== Set exercise ==
Word for word, give the material below again, minus any images.
========================================================================
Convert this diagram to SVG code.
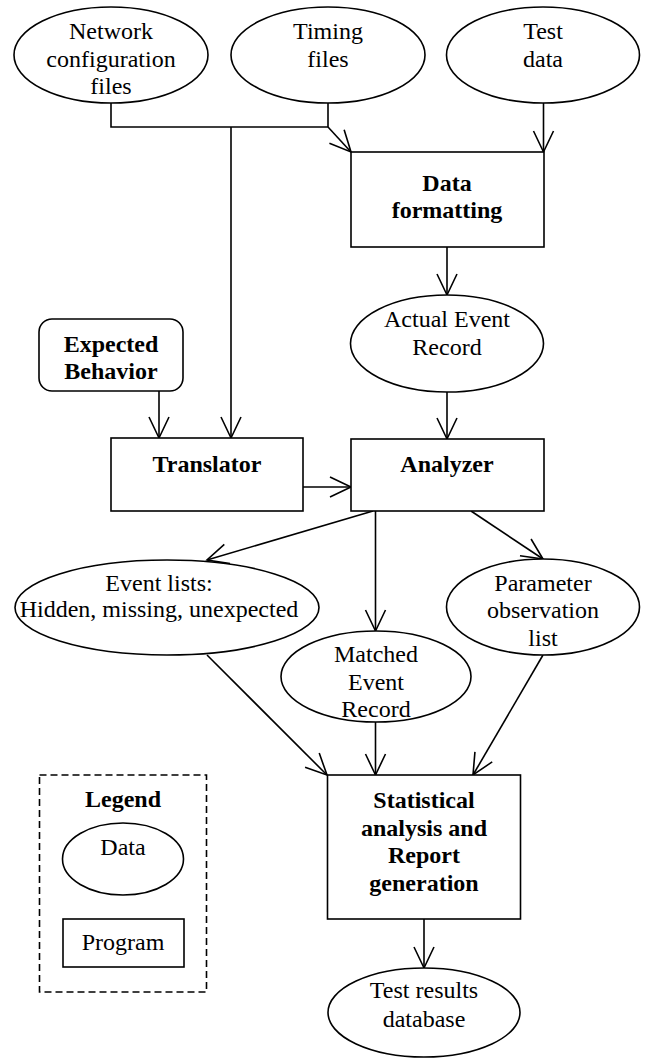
<svg xmlns="http://www.w3.org/2000/svg" width="646" height="1059" viewBox="0 0 646 1059">
<style>
.s{fill:#fff;stroke:#000;stroke-width:1.6}
.t{font-family:'Liberation Serif','Times New Roman',serif;font-size:24px;text-anchor:middle;fill:#000}
.b{font-weight:bold}
.c{fill:none;stroke:#000;stroke-width:1.6}
</style>
<defs>
<marker id="ah" markerUnits="userSpaceOnUse" markerWidth="26" markerHeight="26" refX="22" refY="12" orient="auto">
<path d="M1,2 L22,12 L1,22" fill="none" stroke="#000" stroke-width="1.6"/>
</marker>
</defs>
<rect width="646" height="1059" fill="#fff"/>
<g id="connectors">
<path class="c" d="M111,103 V127 H328 V103"/>
<path class="c" d="M328,127 L351,152" marker-end="url(#ah)"/>
<path class="c" d="M231,127 V438" marker-end="url(#ah)"/>
<path class="c" d="M543.5,103 V152" marker-end="url(#ah)"/>
<path class="c" d="M447,247 V295" marker-end="url(#ah)"/>
<path class="c" d="M447,392 V439" marker-end="url(#ah)"/>
<path class="c" d="M159,391 V438" marker-end="url(#ah)"/>
<path class="c" d="M303,487 H351" marker-end="url(#ah)"/>
<path class="c" d="M373,511 L207,560" marker-end="url(#ah)"/>
<path class="c" d="M375.5,511 V631" marker-end="url(#ah)"/>
<path class="c" d="M471,511 L543,559" marker-end="url(#ah)"/>
<path class="c" d="M207,655 L327,775" marker-end="url(#ah)"/>
<path class="c" d="M375.5,722 V775" marker-end="url(#ah)"/>
<path class="c" d="M543,655 L473,775" marker-end="url(#ah)"/>
<path class="c" d="M424,919 V968" marker-end="url(#ah)"/>
</g>
<g id="network">
<ellipse class="s" cx="111" cy="55" rx="97" ry="48"/>
<text class="t" x="111" y="39">Network</text>
<text class="t" x="111" y="67">configuration</text>
<text class="t" x="111" y="94">files</text>
</g>
<g id="timing">
<ellipse class="s" cx="328" cy="55" rx="97" ry="48"/>
<text class="t" x="328" y="39">Timing</text>
<text class="t" x="328" y="67">files</text>
</g>
<g id="testdata">
<ellipse class="s" cx="543" cy="55" rx="96.5" ry="48"/>
<text class="t" x="543" y="39">Test</text>
<text class="t" x="543" y="67">data</text>
</g>
<g id="dataformatting">
<rect class="s" x="351" y="152" width="193" height="95"/>
<text class="t b" x="447" y="191">Data</text>
<text class="t b" x="447" y="218">formatting</text>
</g>
<g id="actual">
<ellipse class="s" cx="447" cy="343.5" rx="96.5" ry="48.5"/>
<text class="t" x="447" y="327">Actual Event</text>
<text class="t" x="447" y="355">Record</text>
</g>
<g id="expected">
<rect class="s" x="39" y="319" width="144" height="72" rx="13"/>
<text class="t b" x="111" y="352">Expected</text>
<text class="t b" x="111" y="379">Behavior</text>
</g>
<g id="translator">
<rect class="s" x="111" y="438" width="192" height="73"/>
<text class="t b" x="207" y="472">Translator</text>
</g>
<g id="analyzer">
<rect class="s" x="351" y="439" width="193" height="72"/>
<text class="t b" x="447" y="472">Analyzer</text>
</g>
<g id="eventlists">
<ellipse class="s" cx="167" cy="607.5" rx="152" ry="47.5"/>
<text class="t" x="159" y="591">Event lists:</text>
<text class="t" x="159" y="617">Hidden, missing, unexpected</text>
</g>
<g id="matched">
<ellipse class="s" cx="376" cy="676.5" rx="95" ry="45.5"/>
<text class="t" x="376" y="662">Matched</text>
<text class="t" x="376" y="690">Event</text>
<text class="t" x="376" y="717">Record</text>
</g>
<g id="parameter">
<ellipse class="s" cx="543" cy="607" rx="96.5" ry="48"/>
<text class="t" x="543" y="591">Parameter</text>
<text class="t" x="543" y="618">observation</text>
<text class="t" x="543" y="646">list</text>
</g>
<g id="statistical">
<rect class="s" x="327.5" y="775" width="193" height="144"/>
<text class="t b" x="424" y="808">Statistical</text>
<text class="t b" x="424" y="836">analysis and</text>
<text class="t b" x="424" y="863">Report</text>
<text class="t b" x="424" y="891">generation</text>
</g>
<g id="testresults">
<ellipse class="s" cx="424" cy="1012.5" rx="96" ry="44.5"/>
<text class="t" x="424" y="998">Test results</text>
<text class="t" x="424" y="1027">database</text>
</g>
<g id="legend">
<rect x="39.5" y="775" width="167" height="217" fill="none" stroke="#000" stroke-width="1.6" stroke-dasharray="7,4"/>
<text class="t b" x="123" y="807">Legend</text>
<ellipse class="s" cx="123" cy="859" rx="60.5" ry="36"/>
<text class="t" x="123" y="855">Data</text>
<rect class="s" x="63" y="919" width="121" height="48"/>
<text class="t" x="123" y="950">Program</text>
</g>
</svg>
========================================================================
== Task answer ==
Convert this diagram to SVG code.
<svg xmlns="http://www.w3.org/2000/svg" width="646" height="1059" viewBox="0 0 646 1059">
<style>
.s{fill:#fff;stroke:#000;stroke-width:1.6}
.t{font-family:'Liberation Serif','Times New Roman',serif;font-size:24px;text-anchor:middle;fill:#000}
.b{font-weight:bold}
.c{fill:none;stroke:#000;stroke-width:1.6}
</style>
<defs>
<marker id="ah" markerUnits="userSpaceOnUse" markerWidth="26" markerHeight="26" refX="22" refY="12" orient="auto">
<path d="M1,2 L22,12 L1,22" fill="none" stroke="#000" stroke-width="1.6"/>
</marker>
</defs>
<rect width="646" height="1059" fill="#fff"/>
<g id="connectors">
<path class="c" d="M111,103 V127 H328 V103"/>
<path class="c" d="M328,127 L351,152" marker-end="url(#ah)"/>
<path class="c" d="M231,127 V438" marker-end="url(#ah)"/>
<path class="c" d="M543.5,103 V152" marker-end="url(#ah)"/>
<path class="c" d="M447,247 V295" marker-end="url(#ah)"/>
<path class="c" d="M447,392 V439" marker-end="url(#ah)"/>
<path class="c" d="M159,391 V438" marker-end="url(#ah)"/>
<path class="c" d="M303,487 H351" marker-end="url(#ah)"/>
<path class="c" d="M373,511 L207,560" marker-end="url(#ah)"/>
<path class="c" d="M375.5,511 V631" marker-end="url(#ah)"/>
<path class="c" d="M471,511 L543,559" marker-end="url(#ah)"/>
<path class="c" d="M207,655 L327,775" marker-end="url(#ah)"/>
<path class="c" d="M375.5,722 V775" marker-end="url(#ah)"/>
<path class="c" d="M543,655 L473,775" marker-end="url(#ah)"/>
<path class="c" d="M424,919 V968" marker-end="url(#ah)"/>
</g>
<g id="network">
<ellipse class="s" cx="111" cy="55" rx="97" ry="48"/>
<text class="t" x="111" y="39">Network</text>
<text class="t" x="111" y="67">configuration</text>
<text class="t" x="111" y="94">files</text>
</g>
<g id="timing">
<ellipse class="s" cx="328" cy="55" rx="97" ry="48"/>
<text class="t" x="328" y="39">Timing</text>
<text class="t" x="328" y="67">files</text>
</g>
<g id="testdata">
<ellipse class="s" cx="543" cy="55" rx="96.5" ry="48"/>
<text class="t" x="543" y="39">Test</text>
<text class="t" x="543" y="67">data</text>
</g>
<g id="dataformatting">
<rect class="s" x="351" y="152" width="193" height="95"/>
<text class="t b" x="447" y="191">Data</text>
<text class="t b" x="447" y="218">formatting</text>
</g>
<g id="actual">
<ellipse class="s" cx="447" cy="343.5" rx="96.5" ry="48.5"/>
<text class="t" x="447" y="327">Actual Event</text>
<text class="t" x="447" y="355">Record</text>
</g>
<g id="expected">
<rect class="s" x="39" y="319" width="144" height="72" rx="13"/>
<text class="t b" x="111" y="352">Expected</text>
<text class="t b" x="111" y="379">Behavior</text>
</g>
<g id="translator">
<rect class="s" x="111" y="438" width="192" height="73"/>
<text class="t b" x="207" y="472">Translator</text>
</g>
<g id="analyzer">
<rect class="s" x="351" y="439" width="193" height="72"/>
<text class="t b" x="447" y="472">Analyzer</text>
</g>
<g id="eventlists">
<ellipse class="s" cx="167" cy="607.5" rx="152" ry="47.5"/>
<text class="t" x="159" y="591">Event lists:</text>
<text class="t" x="159" y="617">Hidden, missing, unexpected</text>
</g>
<g id="matched">
<ellipse class="s" cx="376" cy="676.5" rx="95" ry="45.5"/>
<text class="t" x="376" y="662">Matched</text>
<text class="t" x="376" y="690">Event</text>
<text class="t" x="376" y="717">Record</text>
</g>
<g id="parameter">
<ellipse class="s" cx="543" cy="607" rx="96.5" ry="48"/>
<text class="t" x="543" y="591">Parameter</text>
<text class="t" x="543" y="618">observation</text>
<text class="t" x="543" y="646">list</text>
</g>
<g id="statistical">
<rect class="s" x="327.5" y="775" width="193" height="144"/>
<text class="t b" x="424" y="808">Statistical</text>
<text class="t b" x="424" y="836">analysis and</text>
<text class="t b" x="424" y="863">Report</text>
<text class="t b" x="424" y="891">generation</text>
</g>
<g id="testresults">
<ellipse class="s" cx="424" cy="1012.5" rx="96" ry="44.5"/>
<text class="t" x="424" y="998">Test results</text>
<text class="t" x="424" y="1027">database</text>
</g>
<g id="legend">
<rect x="39.5" y="775" width="167" height="217" fill="none" stroke="#000" stroke-width="1.6" stroke-dasharray="7,4"/>
<text class="t b" x="123" y="807">Legend</text>
<ellipse class="s" cx="123" cy="859" rx="60.5" ry="36"/>
<text class="t" x="123" y="855">Data</text>
<rect class="s" x="63" y="919" width="121" height="48"/>
<text class="t" x="123" y="950">Program</text>
</g>
</svg>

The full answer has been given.